[Talk-us] Fwd: Spot elevations collected as natural=peak and name=Point (height in feet)

Kevin Kenny kevin.b.kenny at gmail.com
Sat Mar 9 14:50:01 UTC 2019


OOPS - meant to send to the list, not the originator...

---------- Forwarded message ---------
From: Kevin Kenny <kevin.b.kenny at gmail.com>
Date: Sat, Mar 9, 2019 at 9:49 AM
Subject: Re: [Talk-us] Spot elevations collected as natural=peak and
name=Point (height in feet)
To: Joseph Eisenberg <joseph.eisenberg at gmail.com>


On Fri, Mar 8, 2019 at 11:02 PM Joseph Eisenberg
<joseph.eisenberg at gmail.com> wrote:
>
> Natural=peak must be a local high point, so it has to be at least a
> few meters higher than the surrounding land. A natural=peak does not
> have to be the highest point of a mountain, but it has to have some
> topographical prominence.
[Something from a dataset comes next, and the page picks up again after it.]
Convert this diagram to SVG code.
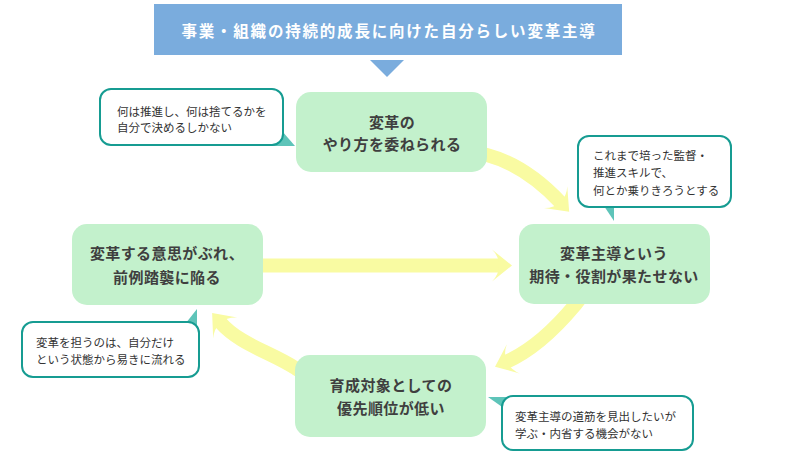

Not all spot elevations on USGS are of
> peaks, some are just a visually prominent part of a ridge, and other
> are saddles.

Once again, map the object, then tag the elevation.

The maps don't ordinarily show spot elevations that aren't associated
with an object that can be recovered in the field. If it's a trig
point, we have tagging for that. If it's a saddle, we have tagging for
that. If it's a highway intersection, tag ele=* on the node and add a
note=* to indicate that the elevation is associated with the
intersection. If it's the surface elevation of a waterbody, we have
tagging for that. If it's a destroyed benchmark, then don't map it (or
give it place=locality without a name if for some other reason it must
be mapped). If it's an object of a kind we haven't discussed, then
let's discuss that kind of object rather than arbitrarily discussing
tagging of spot elevations.  Tagging spot elevations out of context
will serve only to get in the way of integrating with third-party
photogrammetric, radar or lidar data sources - and I think we're all
agreed that OSM is *not* the right place for fine-grained elevation
information.

There are peaks where the elevation is the name in common usage.
Certainly, anyone chronicling the history of the Vietnam War would
recognize Hill 875, Hill 881 or Hill 943 as place names. Even though
those names started out simply as spot elevations on a map, they have
subsequently been written upon the land in the blood of soldiers.